Government officials will never be so obvious as to point the finger at another nation, at least not most of the time, but it isn’t difficult to imagine who this statement is directed towards.

So where does this leave Huawei? Banned in Australia and the US, denied work in New Zealand and on thin ice in Canada. The only market from the ‘Five Eyes’ where is does not look doomed is the UK. But can the other members of the intelligence club trust the UK while Huawei is maintaining a presence in the country’s communications infrastructure?

The US has already spoken of withholding intelligence data should the partner nation allow Huawei to contribute to 5G networks, and this alliance is already very anti-Huawei. In re-affirming its position to the alliance, the UK is certainly sending mixed messages only a week after a statement which suggested Huawei might be safe.

Of course, this might mean very little in the long-run, but it is another factor which should be considered when trying to figure out what Huawei’s fate will actually be.

For its own part, Huawei is doing as much as possible to disprove collusion and security allegations. Aside from the cybersecurity centres opened to allow customers and governments to validate security credentials, it has recently signed up to the Paris Call.

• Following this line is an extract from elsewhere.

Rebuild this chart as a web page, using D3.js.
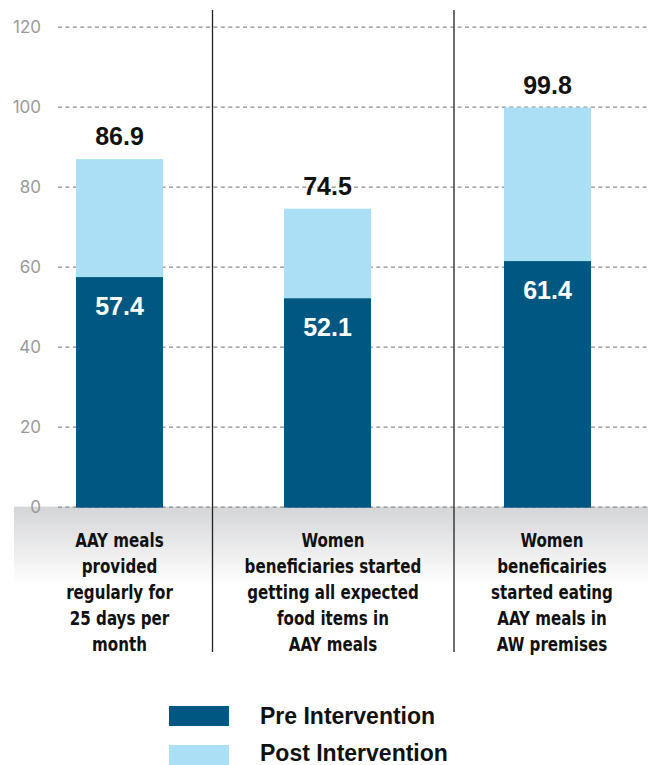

“The quest for better security serves as the foundation of our existence,” said John Suffolk, Global Cyber Security & Privacy Officer at Huawei. “We fully support any endeavour, idea or suggestion that can enhance the resilience and security of products and services for Governments, customers and their customers.”

The Paris Call is an initiative launched by the French Government in November 2018. It is a call-to-action to tackle cybersecurity challenges, strengthen collective defences against cybercrime, and promote cooperation among stakeholders across national borders. To date, 67 national governments, 139 international and civil society organizations, and 358 private-sector companies have signed up to the collaborative initiative.

Although we are surprised it has taken Huawei so long to sign up to the initiative, it is another incremental step in the pursuit to demonstrate its security credentials and build trust in the brand.

Even with this commitment from Huawei, you have to question how the UK can continue to be a member of the ‘Five Eyes’ alliance and work with the Chinese infrastructure vendor. The concept of the alliance is to align activities and this communique talks about managing risk individually but also about supporting the efforts of other partners.

It does appear the UK is attempting to have its cake and eat it too. We suspect there will be pressure on the newly-appointed Prime Minister Boris Johnson to fall into line before too long, and it will be interesting to see how the newly formed Cabinet manage expectations externally with international partners and internally with British telcos who rely on Huawei.